> [Short task] Starting at the line that contains "What Chart.js code" and stopping after the line that contains "0.41, 0.427, 0.43];", copy the lines exactly. Pictures are left out.

——

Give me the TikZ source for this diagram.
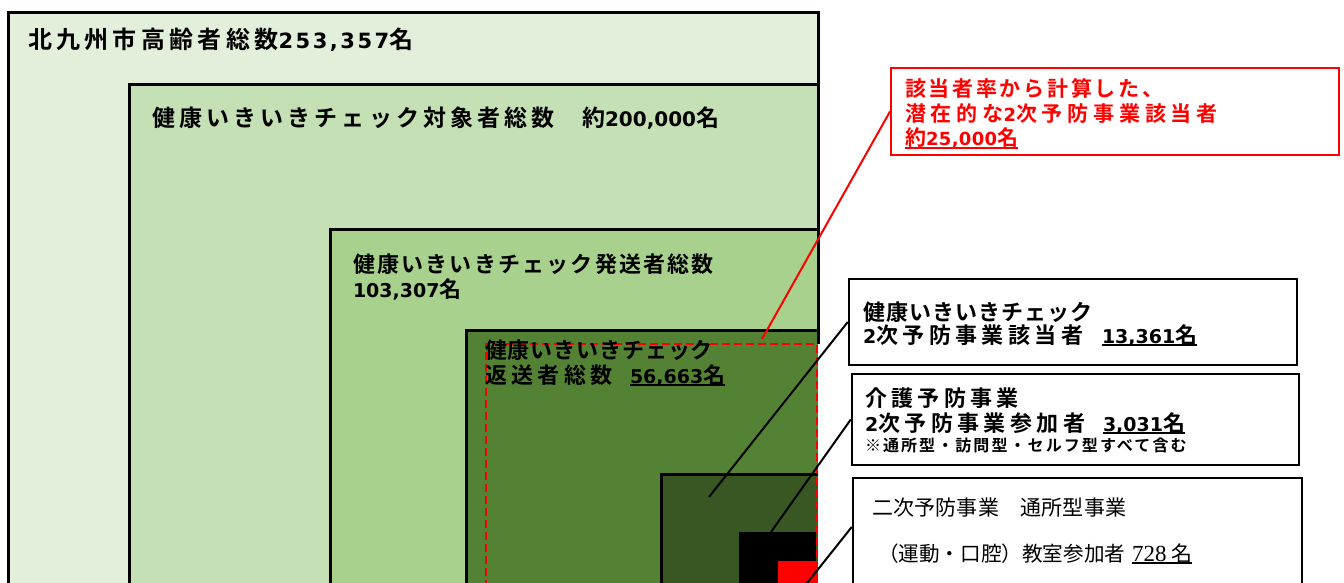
\documentclass[tikz,border=0pt]{standalone}
\usepackage{fontspec}
\setmainfont{Noto Sans CJK JP}
\newfontfamily\jpb{Noto Sans CJK JP Bold}
\newfontfamily\jpr{Noto Sans CJK JP}
\newfontfamily\dvb{DejaVu Sans Bold}
\newfontfamily\tnr{Liberation Serif}
\definecolor{gA}{HTML}{E2EFDA}
\definecolor{gB}{HTML}{C5E0B4}
\definecolor{gC}{HTML}{A9D18E}
\definecolor{gD}{HTML}{548235}
\definecolor{gE}{HTML}{385723}
\newcommand\dg[3]{{\dvb\fontsize{#1}{#1}\selectfont\addfontfeatures{LetterSpace=#2}#3}}
\newsavebox\ulbox
\newcommand\ulx[1]{\sbox\ulbox{#1}\rlap{\rule[-3pt]{\wd\ulbox}{1.6pt}}\usebox\ulbox}
\newcommand\jf[2]{\jpb\fontsize{#1}{#1}\selectfont\addfontfeatures{LetterSpace=#2}}
\newcommand\jr[2]{\jpr\fontsize{#1}{#1}\selectfont\addfontfeatures{LetterSpace=#2}}
\tikzset{
  txt/.style={anchor=base west, inner sep=0pt, outer sep=0pt},
  gb/.style={line width=3pt},
  callbox/.style={draw=black, line width=2.5pt, fill=white, inner sep=0pt},
  redbox/.style={draw=red, line width=2pt, fill=white, inner sep=0pt},
  conn/.style={line width=2pt, black},
}
\begin{document}
\begin{tikzpicture}[x=1pt,y=-1pt]
\useasboundingbox (0,0) rectangle (1344,583);
\clip (0,0) rectangle (1344,583);
\fill[white] (0,0) rectangle (1344,583);
% nested green areas
\fill[gA] (8,13) rectangle (818,600);
\draw[gb] (8,600) -- (8,13) -- (818,13);
\fill[gB] (129,85) rectangle (818,600);
\draw[gb] (129,600) -- (129,85) -- (818,85);
\fill[gC] (330,229) rectangle (818,600);
\draw[gb] (330,600) -- (330,229) -- (818,229);
\fill[gD] (466,330) rectangle (818,600);
\draw[gb] (466,600) -- (466,330) -- (818,330);
\fill[gE] (661,474) rectangle (818,600);
\draw[gb] (661,600) -- (661,474) -- (818,474);
\fill[black] (739,532) rectangle (816,600);
\fill[red] (778,561) rectangle (818,600);
\draw[gb] (818,11.5) -- (818,344);
\draw[red, line width=2.5pt, dash pattern=on 8pt off 4pt] (486,600) -- (486,344) -- (817,344) -- (817,600);
% texts in green areas
\node[txt, font={\jf{24}{18}}] (t1) at (28,49) {北九州市高齢者総数\dg{21}{12}{253,357}名};
\node[txt, font={\jf{23}{18}}] (t2a) at (152,127) {健康いきいきチェック対象者総数};
\node[txt, font={\jf{23}{18}}] (t2b) at (582,127) {約\dg{20}{0}{200,000}名};
\node[txt, font={\jf{22}{10}}] (t3a) at (353,272) {健康いきいきチェック発送者総数};
\node[txt, font={\jf{22}{10}}] (t3b) at (353,297) {\dg{19}{0}{103,307}名};
\node[txt, font={\jf{22}{4}}] (t4a) at (485,358) {健康いきいきチェック};
\node[txt, font={\jf{22}{20}}] (t4b) at (485,383) {返送者総数};
\node[txt, font={\jf{22}{5}}] (t4c) at (630,383) {\ulx{\dg{19}{0}{56,663}名}};
% callout boxes
\node[redbox, minimum width=448, minimum height=87] (rb) at (1115,111.5) {};
\node[callbox, minimum width=448, minimum height=86] (cA) at (1073,322) {};
\node[callbox, minimum width=447, minimum height=91] (cB) at (1075.5,419.5) {};
\node[callbox, minimum width=449, minimum height=122] (cC) at (1077.5,539) {};
% callout texts
\node[txt, red, font={\jf{21}{13}}] (r1) at (905,97) {該当者率から計算した、};
\node[txt, red, font={\jf{21}{23}}] (r2) at (905,122) {潜在的な\dg{18}{0}{2}次予防事業該当者};
\node[txt, red, font={\jf{21}{20}}] (r3) at (905,146) {\ulx{約\dg{18}{2}{25,000}名}};
\node[txt, font={\jf{22}{5}}] (a1) at (863,320) {健康いきいきチェック};
\node[txt, font={\jf{22}{20}}] (a2) at (863,343) {\dg{19}{0}{2}次予防事業該当者};
\node[txt, font={\jf{22}{5}}] (a3) at (1102,343) {\ulx{\dg{19}{0}{13,361}名}};
\node[txt, font={\jf{22}{20}}] (b1) at (865,406) {介護予防事業};
\node[txt, font={\jf{22}{20}}] (b2) at (865,431) {\dg{19}{0}{2}次予防事業参加者};
\node[txt, font={\jf{22}{5}}] (b3) at (1103,431) {\ulx{\dg{19}{0}{3,031}名}};
\node[txt, font={\jf{16}{13}}] (b4) at (865,451) {※通所型・訪問型・セルフ型すべて含む};
\node[txt, font={\jr{21}{1}}] (c1) at (872,515) {二次予防事業　通所型事業};
\node[txt, font={\jr{20.6}{0}}] (c2) at (878,561) {（運動・口腔）教室参加者};
\node[txt, font={\jr{21}{0}}] (c3) at (1132,561) {\ulx{{\tnr\fontsize{23}{23}\selectfont 728} 名}};
% connectors
\coordinate (pr) at (762,339);
\coordinate (pa) at (709,497);
\coordinate (pb) at (771,532);
\coordinate (pc) at (796,597);
\draw[red, line width=2pt] (rb.west) -- (pr);
\draw[conn] (cA.west) -- (pa);
\draw[conn] (cB.west) -- (pb);
\draw[conn] ([yshift=12pt]cC.west) -- (pc);
\end{tikzpicture}
\end{document}
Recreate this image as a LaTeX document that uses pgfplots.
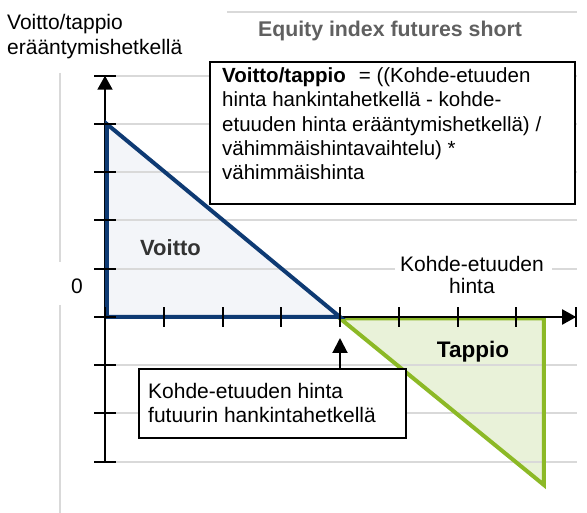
\documentclass[border=0pt]{standalone}
\usepackage{pgfplots}
\pgfplotsset{compat=1.18}
\usepackage{fontspec}
\setmainfont{Liberation Sans}
\usetikzlibrary{arrows.meta}
\definecolor{gridc}{RGB}{217,217,217}
\definecolor{blueline}{RGB}{14,58,115}
\definecolor{bluefill}{RGB}{243,245,249}
\definecolor{greenline}{RGB}{140,185,38}
\definecolor{greenfill}{RGB}{233,242,217}
\definecolor{titlegray}{RGB}{96,96,96}
\definecolor{labgray}{RGB}{51,51,51}
\begin{document}
\begin{tikzpicture}
\begin{axis}[at={(0,0)}, anchor=south west, scale only axis,
  width=587bp, height=513bp,
  xmin=-1.78723, xmax=8.20426, ymin=-4.06218, ymax=6.56995,
  hide axis, clip=false, no markers]
% areas
\addplot[fill=bluefill, draw=none, forget plot] coordinates {(0,0) (0,4) (4,0)} -- cycle;
\addplot[fill=greenfill, draw=none, forget plot] coordinates {(4,0) (7.47,0) (7.47,-3.48)} -- cycle;
% grid lines
\pgfplotsinvokeforeach{-3,...,5}{
  \addplot[gridc, line width=2bp, forget plot] coordinates {(0,#1) (8.03,#1)};
}
% green outline
\addplot[greenline, line width=4bp, forget plot] coordinates {(4,-0.03) (7.47,-0.03) (7.47,-3.48)} -- cycle;
% axes
\draw[black, line width=2bp, -{Triangle[length=14bp,width=15bp]}] (axis cs:0,0) -- (axis cs:8.02,0);
\draw[black, line width=2bp, -{Triangle[length=14bp,width=15bp]}] (axis cs:0,-3) -- (axis cs:0,5);
% blue outline
\addplot[blueline, line width=4bp, forget plot] coordinates {(0.03,0) (0.03,4) (4,0)} -- cycle;
% ticks
\pgfplotsinvokeforeach{0,...,7}{
  \draw[black, line width=2bp] (axis cs:#1,-0.207) -- (axis cs:#1,0.207);
}
\draw[black, line width=2bp] (axis cs:8.02,-0.207) -- (axis cs:8.02,0.207);
\pgfplotsinvokeforeach{-3,...,5}{
  \draw[black, line width=2bp] (axis cs:-0.179,#1) -- (axis cs:0.179,#1);
}
\end{axis}
\begin{scope}[x=1bp, y=1bp]
\fontsize{21bp}{25bp}\selectfont
% decorative grey lines
\draw[gridc, line width=2bp] (227,501) -- (577,501);
\draw[gridc, line width=2bp] (60,440) -- (60,251);
\draw[gridc, line width=2bp] (60,208) -- (60,0);
% top-left label
\node[anchor=base west, inner sep=0pt, font=\fontsize{21bp}{25bp}\selectfont] at (7,483) {Voitto/tappio};
\node[anchor=base west, inner sep=0pt, font=\fontsize{21bp}{25bp}\selectfont] at (7,458) {erääntymishetkellä};
% title
\node[anchor=base, inner sep=0pt, text=titlegray, font=\fontsize{21.3bp}{25bp}\selectfont\bfseries] at (390,476) {Equity index futures short};
% formula box
\draw[black, line width=1.5bp, fill=white] (210,451) rectangle (575,309);
\node[anchor=base west, inner sep=0pt, font=\fontsize{20.5bp}{24bp}\selectfont] at (222,430) {\textbf{Voitto/tappio}\hspace{13bp}= ((Kohde-etuuden};
\node[anchor=base west, inner sep=0pt, font=\fontsize{20.5bp}{24bp}\selectfont] at (222,406) {hinta hankintahetkellä - kohde-};
\node[anchor=base west, inner sep=0pt, font=\fontsize{20.5bp}{24bp}\selectfont] at (222,382) {etuuden hinta erääntymishetkellä) /};
\node[anchor=base west, inner sep=0pt, font=\fontsize{20.5bp}{24bp}\selectfont] at (222,358) {vähimmäishintavaihtelu) *};
\node[anchor=base west, inner sep=0pt, font=\fontsize{20.5bp}{24bp}\selectfont] at (222,334) {vähimmäishinta};
% Voitto label
\node[anchor=base west, inner sep=0pt, text=labgray, font=\fontsize{22bp}{25bp}\selectfont\bfseries] at (140,258) {Voitto};
% x label with white background
\fill[white] (395,236) rectangle (552,252);
\node[anchor=base, inner sep=0pt, font=\fontsize{21bp}{25bp}\selectfont] at (472,242) {Kohde-etuuden};
\node[anchor=base, inner sep=0pt, font=\fontsize{21bp}{25bp}\selectfont] at (472,220) {hinta};
% zero label
\node[anchor=base, inner sep=0pt, font=\fontsize{21bp}{25bp}\selectfont] at (77,220) {0};
% Tappio label
\node[anchor=base, inner sep=0pt, font=\fontsize{22.5bp}{25bp}\selectfont\bfseries] at (473,156) {Tappio};
% purchase price box
\draw[black, line width=2bp, -{Triangle[length=15bp,width=15bp]}] (340,144) -- (340,175);
\draw[black, line width=1.5bp, fill=white] (139,144) rectangle (406,75);
\node[anchor=base west, inner sep=0pt, font=\fontsize{21bp}{25bp}\selectfont] at (148,115) {Kohde-etuuden hinta};
\node[anchor=base west, inner sep=0pt, font=\fontsize{21bp}{25bp}\selectfont] at (148,91) {futuurin hankintahetkellä};
\end{scope}
\pgfresetboundingbox
\path (0,0) rectangle (587bp,513bp);
\end{tikzpicture}
\end{document}
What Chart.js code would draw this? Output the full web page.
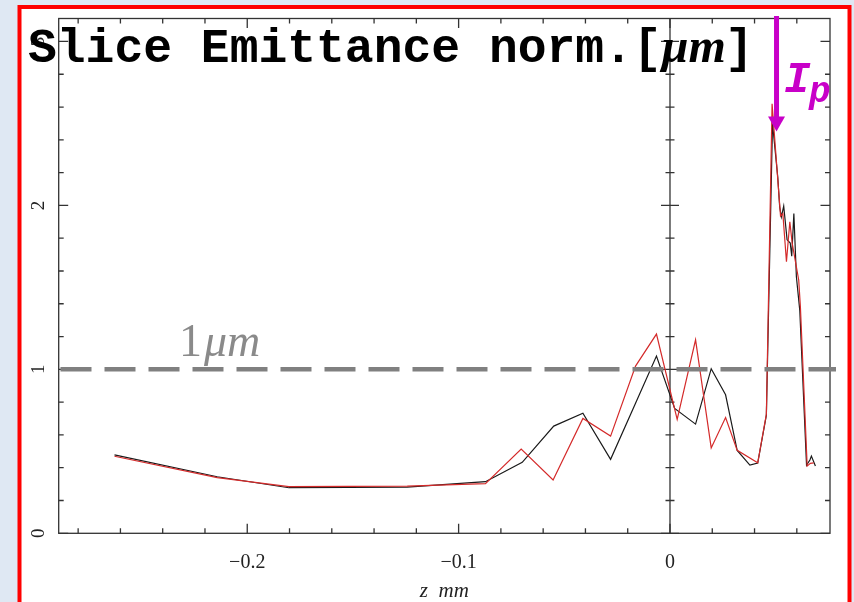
<!DOCTYPE html>
<html>
<head>
<meta charset="utf-8">
<script src="https://cdn.jsdelivr.net/npm/chart.js@4.4.1/dist/chart.umd.min.js"></script>
<style>
html,body{margin:0;padding:0;background:#dfe8f3;}
canvas{display:block;}
</style>
</head>
<body>
<canvas id="c" width="854" height="602"></canvas>
<script>
// ---- data ----
const zBlack = [-0.2628, -0.2142, -0.1803, -0.1243, -0.0873, -0.0699, -0.0550, -0.0412, -0.0281, -0.0163, -0.0064, 0.0022, 0.0121, 0.0195, 0.0263, 0.0318, 0.0378, 0.0415, 0.0456, 0.0485, 0.0510, 0.0519, 0.0527, 0.0538, 0.0554, 0.0569, 0.0576, 0.0586, 0.0598, 0.0614, 0.0646, 0.0662, 0.0669, 0.0688];
const eBlack = [0.478, 0.345, 0.278, 0.282, 0.315, 0.433, 0.654, 0.732, 0.451, 0.793, 1.081, 0.762, 0.666, 1.004, 0.845, 0.505, 0.416, 0.428, 0.72, 2.50, 2.17, 1.99, 1.93, 1.996, 1.79, 1.77, 1.69, 1.95, 1.565, 1.36, 0.416, 0.447, 0.471, 0.41];
const zRed = [-0.2628, -0.2142, -0.1803, -0.1243, -0.0873, -0.0704, -0.0553, -0.0412, -0.0281, -0.0163, -0.0064, 0.0034, 0.0121, 0.0195, 0.0263, 0.0318, 0.0415, 0.0456, 0.0483, 0.0523, 0.0534, 0.0551, 0.0567, 0.0578, 0.0609, 0.0617, 0.0649, 0.0664, 0.0680];
const eRed = [0.470, 0.340, 0.285, 0.288, 0.303, 0.514, 0.325, 0.701, 0.593, 1.02, 1.215, 0.695, 1.18, 0.521, 0.706, 0.506, 0.43, 0.727, 2.62, 1.935, 1.95, 1.656, 1.90, 1.77, 1.545, 1.38, 0.41, 0.427, 0.43];

const xTickValues = [-0.2, -0.1, 0];
const xTickLabels = ['\u22120.2', '\u22120.1', '0'];
const yTickValues = [0, 1, 2, 3];
const yTickLabels = ['0', '1', '2', '3'];

const xMin = -0.2892, xMax = 0.0757;
const yMin = 0, yMax = 3.14;
const refLevel = 1;            // dashed 1 um line
const arrowZ = 0.0504;         // I_p arrow position
const arrowTipE = 2.45;

const titleMain = 'Slice Emittance norm.[';
const titleUnit = '\u03BCm';
const titleEnd = ']';
const refLabelNum = '1';
const refLabelUnit = '\u03BCm';
const xTitle = 'z  mm';

const pts = (z, e) => z.map((v, i) => ({x: v, y: e[i]}));

const decor = {
  id: 'decor',
  beforeDraw(chart) {
    const c = chart.ctx;
    c.save();
    c.fillStyle = '#dfe8f3';
    c.fillRect(0, 0, chart.width, chart.height);
    c.fillStyle = '#ffffff';
    c.fillRect(19.5, 7, 830, 620);
    c.strokeStyle = '#ff0000';
    c.lineWidth = 4;
    c.strokeRect(19.5, 7, 830, 620);
    c.restore();
  },
  beforeDatasetsDraw(chart) {
    const c = chart.ctx, a = chart.chartArea;
    const xs = chart.scales.x, ys = chart.scales.y;
    c.save();
    c.strokeStyle = '#333';
    c.lineWidth = 1.3;
    c.strokeRect(a.left, a.top, a.right - a.left, a.bottom - a.top);
    const x0 = xs.getPixelForValue(0);
    c.beginPath(); c.moveTo(x0, a.top); c.lineTo(x0, a.bottom); c.stroke();
    c.beginPath();
    xs.ticks.forEach(t => {
      const px = xs.getPixelForValue(t.value);
      const major = Math.abs(Math.round(t.value * 100)) % 10 === 0;
      const L = major ? 9.5 : 5;
      c.moveTo(px, a.bottom); c.lineTo(px, a.bottom - L);
      c.moveTo(px, a.top); c.lineTo(px, a.top + L);
    });
    ys.ticks.forEach(t => {
      const py = ys.getPixelForValue(t.value);
      const major = Math.abs(Math.round(t.value * 10)) % 10 === 0;
      const L = major ? 9.5 : 5;
      c.moveTo(a.left, py); c.lineTo(a.left + L, py);
      c.moveTo(a.right, py); c.lineTo(a.right - L, py);
      c.moveTo(x0 - L + 0.5, py); c.lineTo(x0 + L - 0.5, py);
    });
    c.stroke();
    // rotated y tick labels
    c.fillStyle = '#222';
    c.font = '19px "Liberation Serif"';
    c.textAlign = 'center';
    c.textBaseline = 'middle';
    yTickValues.forEach((v, i) => {
      const py = ys.getPixelForValue(v);
      c.save();
      c.translate(39, py);
      c.rotate(-Math.PI / 2);
      c.fillText(yTickLabels[i], 0, 0);
      c.restore();
    });
    c.restore();
  },
  afterDatasetsDraw(chart) {
    const c = chart.ctx, a = chart.chartArea;
    const xs = chart.scales.x, ys = chart.scales.y;
    c.save();
    // dashed reference line
    const yr = ys.getPixelForValue(refLevel);
    c.strokeStyle = '#808080';
    c.lineWidth = 4.5;
    c.setLineDash([31, 13]);
    c.beginPath(); c.moveTo(a.left + 1.8, yr); c.lineTo(a.right + 6, yr); c.stroke();
    c.setLineDash([]);
    // 1 um label
    c.fillStyle = '#8a8a8a';
    c.textAlign = 'left';
    c.textBaseline = 'alphabetic';
    c.font = '46px "Liberation Serif"';
    c.fillText(refLabelNum, 179, yr - 13);
    const w1 = c.measureText(refLabelNum).width;
    c.font = 'italic 46px "Liberation Serif"';
    c.fillText(refLabelUnit, 179 + w1 + 2, yr - 13);
    // title
    c.fillStyle = '#000';
    c.font = 'bold 48px "Liberation Mono"';
    const tx = 28, ty = 62;
    c.fillText(titleMain, tx, ty);
    let x = tx + c.measureText(titleMain).width;
    c.font = 'bold italic 48px "Liberation Serif"';
    c.fillText(titleUnit, x, ty);
    x += c.measureText(titleUnit).width + 2;
    c.font = 'bold 48px "Liberation Mono"';
    c.fillText(titleEnd, x - 3, ty);
    // I_p arrow
    const ax = xs.getPixelForValue(arrowZ);
    const tipY = ys.getPixelForValue(arrowTipE);
    c.fillStyle = '#c800c8';
    c.fillRect(ax - 2.5, 16, 5, tipY - 16 - 14);
    c.beginPath();
    c.moveTo(ax - 8.5, tipY - 15);
    c.lineTo(ax + 8.5, tipY - 15);
    c.lineTo(ax, tipY);
    c.closePath();
    c.fill();
    c.font = 'bold italic 44px "Liberation Mono"';
    c.fillText('I', 784, 92);
    c.font = 'bold italic 36px "Liberation Mono"';
    c.fillText('p', 809, 102);
    c.restore();
  }
};

new Chart(document.getElementById('c'), {
  type: 'scatter',
  data: {
    datasets: [
      {label: 'red', data: pts(zRed, eRed), showLine: true, borderColor: '#d42a2a', borderWidth: 1.2, pointRadius: 0, tension: 0, fill: false},
      {label: 'black', data: pts(zBlack, eBlack), showLine: true, borderColor: '#1a1a1a', borderWidth: 1.2, pointRadius: 0, tension: 0, fill: false}
    ]
  },
  options: {
    responsive: false,
    animation: false,
    devicePixelRatio: 1,
    layout: {padding: {left: 0, right: 24, top: 18.5, bottom: 0}},
    plugins: {legend: {display: false}, tooltip: {enabled: false}, title: {display: false}},
    scales: {
      x: {
        type: 'linear', min: xMin, max: xMax,
        grid: {display: false}, border: {display: false},
        ticks: {
          stepSize: 0.02, includeBounds: false, autoSkip: false, maxRotation: 0, minRotation: 0,
          padding: 9, color: '#222', font: {family: 'Liberation Serif', size: 20},
          callback: (v) => {
            const i = xTickValues.findIndex(t => Math.abs(t - v) < 1e-6);
            return i >= 0 ? xTickLabels[i] : '';
          }
        },
        title: {display: true, text: xTitle, color: '#222', font: {family: 'Liberation Serif', size: 21, style: 'italic', lineHeight: 1.0}, padding: {top: 0, bottom: 0}},
        afterFit: (s) => { s.height = 68.7; }
      },
      y: {
        type: 'linear', min: yMin, max: yMax,
        grid: {display: false}, border: {display: false},
        ticks: {display: false, stepSize: 0.2, includeBounds: false},
        afterFit: (s) => { s.width = 58.7; }
      }
    }
  },
  plugins: [decor]
});
</script>
</body>
</html>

——

> [The result]
What Chart.js code would draw this? Output the full web page.
<!DOCTYPE html>
<html>
<head>
<meta charset="utf-8">
<script src="https://cdn.jsdelivr.net/npm/chart.js@4.4.1/dist/chart.umd.min.js"></script>
<style>
html,body{margin:0;padding:0;background:#dfe8f3;}
canvas{display:block;}
</style>
</head>
<body>
<canvas id="c" width="854" height="602"></canvas>
<script>
// ---- data ----
const zBlack = [-0.2628, -0.2142, -0.1803, -0.1243, -0.0873, -0.0699, -0.0550, -0.0412, -0.0281, -0.0163, -0.0064, 0.0022, 0.0121, 0.0195, 0.0263, 0.0318, 0.0378, 0.0415, 0.0456, 0.0485, 0.0510, 0.0519, 0.0527, 0.0538, 0.0554, 0.0569, 0.0576, 0.0586, 0.0598, 0.0614, 0.0646, 0.0662, 0.0669, 0.0688];
const eBlack = [0.478, 0.345, 0.278, 0.282, 0.315, 0.433, 0.654, 0.732, 0.451, 0.793, 1.081, 0.762, 0.666, 1.004, 0.845, 0.505, 0.416, 0.428, 0.72, 2.50, 2.17, 1.99, 1.93, 1.996, 1.79, 1.77, 1.69, 1.95, 1.565, 1.36, 0.416, 0.447, 0.471, 0.41];
const zRed = [-0.2628, -0.2142, -0.1803, -0.1243, -0.0873, -0.0704, -0.0553, -0.0412, -0.0281, -0.0163, -0.0064, 0.0034, 0.0121, 0.0195, 0.0263, 0.0318, 0.0415, 0.0456, 0.0483, 0.0523, 0.0534, 0.0551, 0.0567, 0.0578, 0.0609, 0.0617, 0.0649, 0.0664, 0.0680];
const eRed = [0.470, 0.340, 0.285, 0.288, 0.303, 0.514, 0.325, 0.701, 0.593, 1.02, 1.215, 0.695, 1.18, 0.521, 0.706, 0.506, 0.43, 0.727, 2.62, 1.935, 1.95, 1.656, 1.90, 1.77, 1.545, 1.38, 0.41, 0.427, 0.43];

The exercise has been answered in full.